OCHA Publication Launch: Humanitarianism in the Network Age

“Technology is central to community response, which means it’s also central to resilience,” said Gwi-Yeop Son, Director of the Division for Corporate Programmes at the United Nations Office for the Coordination of Humanitarian Affairs (OCHA), on April 25, 2013.

Ms. Son spoke at the launch of OCHA’s new publication, Humanitarianism in the Network Age (HINA),” during a panel discussion held at IPI. The report explores how new information and communication technologies are bringing people in need closer to people in the humanitarian community.

Ms. Son began by providing the example of a young woman from the Philippines who, during the country’s August 2012 floods, used Twitter to get help for her disabled grandmother. The woman, according to Ms. Son, was emblematic of the vision presented by the report of increasingly informed, connected and self-reliant communities.

“The fundamental change is this: the use of technology in crisis is being driven ultimately by one particular group—the affected people themselves,” Ms. Son continued. “For them, a phone is not a toy. It helps them run businesses and tap into networks. It is a radio, a camera, a source of income, a way onto the Internet and for increasing numbers, it is a mobile bank.”

Ms. Son went on to highlight the four key recommendations from the report: recognize communication and information as a basic need in humanitarian response; ensure that the information relevant to humanitarian action is shared freely; build new capacities in aid organizations and governments to understand and use new information sources; and develop guidelines to ensure that information is used in an ethical and secure manner.

Information tools are an intrinsic part of the humanitarian battlefield, she said, and should always be used in line with humanitarian principles.

Anahi Iaccuci, Head of Innovation at Internews and co-founder of the Standby Task Force (SBTF), discussed how the SBTF came about as an idea to get volunteers online together to establish a formal interface for the humanitarian community.

During the crisis in Libya, 300 volunteers came together online through the Task Force, filtering information coming from blogs, newspapers, online, television, Twitter, Facebook, and the radio coming from Libya and processing it into 1,300 different reports that OCHA used to understand the situation on the ground.

To see whether the humanitarian community was listening to the people on the ground, Intranews did an investigation in the Dadaab refugee camp in Kenya. According to Ms. Iaccuci, they found out that the aid community was making decisions about the lives of the affected people without involving them in the discussions.

She argued that integrating communication technology with humanitarian responses is not just about giving people a voice, which they already have. It’s about the interaction with the people and how to incorporate the people into the way decisions are made among the humanitarian community.

Discussing some initiatives Kenya has implemented to allow for greater access to information was John Mosoti, Technical Advisor to the Permanent Mission of Kenya Mission to UN. In 2010-2011, the Kenyan government came up with the Open Data Initiative (ODI), a system that allows data to be readily available to the public in a single portal and can be used, reused, and redistributed. Mr. Mosoti pointed out that the government acknowledged that access to information was an issue of governance and transparency.

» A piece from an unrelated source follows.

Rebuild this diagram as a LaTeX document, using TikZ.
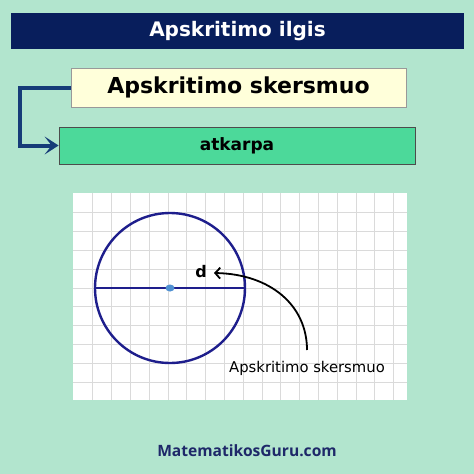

He also discussed M-Pesa, a Kenyan mobile-based money transfer system that carries out banking activities. With over 19 million mobile phone customers in the country, the system, he highlighted, supported many of those affected by post-electoral violence in 2008.

However, even though open data has been beneficial, Mr. Mosoti went on to mention some of difficulties, as it may be costly, or complex and difficult to understand.

Desiree Matel-Anderson, Chief Innovation Advisor at the United States Federal Emergency Management Agency (FEMA), shared with the audience some of FEMA’s efforts in collaborating with corporations and NGOs to be a part of disaster recovery and response efforts. During Hurricane Sandy, the innovation team work with their partners to give communication and Internet connectivity as a form of aid, allowing people to communicate their needs and finding necessary resources.

Ms. Matel-Ansderson said that technology has lateralized how business is done during disasters.

Nathaniel Raymond, Director of the Signal Program on Human Security and Technology at the Harvard Humanitarian Initiative, applauded the report’s list of four key recommendations and noted the continuing debate over whether access to information and the ability to use it during a disaster is a human right.

“This is the first time that we have made significant progress as the international community to make the big pivot on what’s fundamentally not a technology issue; it’s a human rights one,” he said. “[We’re] doing this innovation cycle and frenzy without a rights-based approach. We’re doing it without a framework.”

Mr. Raymond asserted that because the Universal Declaration of Human Rights contains the basis that individual human beings have the right to connectivity, governments have a corresponding responsibility to realize that right to information during disasters.

The event was chaired by Francesco Mancini, Senior Director of Research at the International Peace Institute.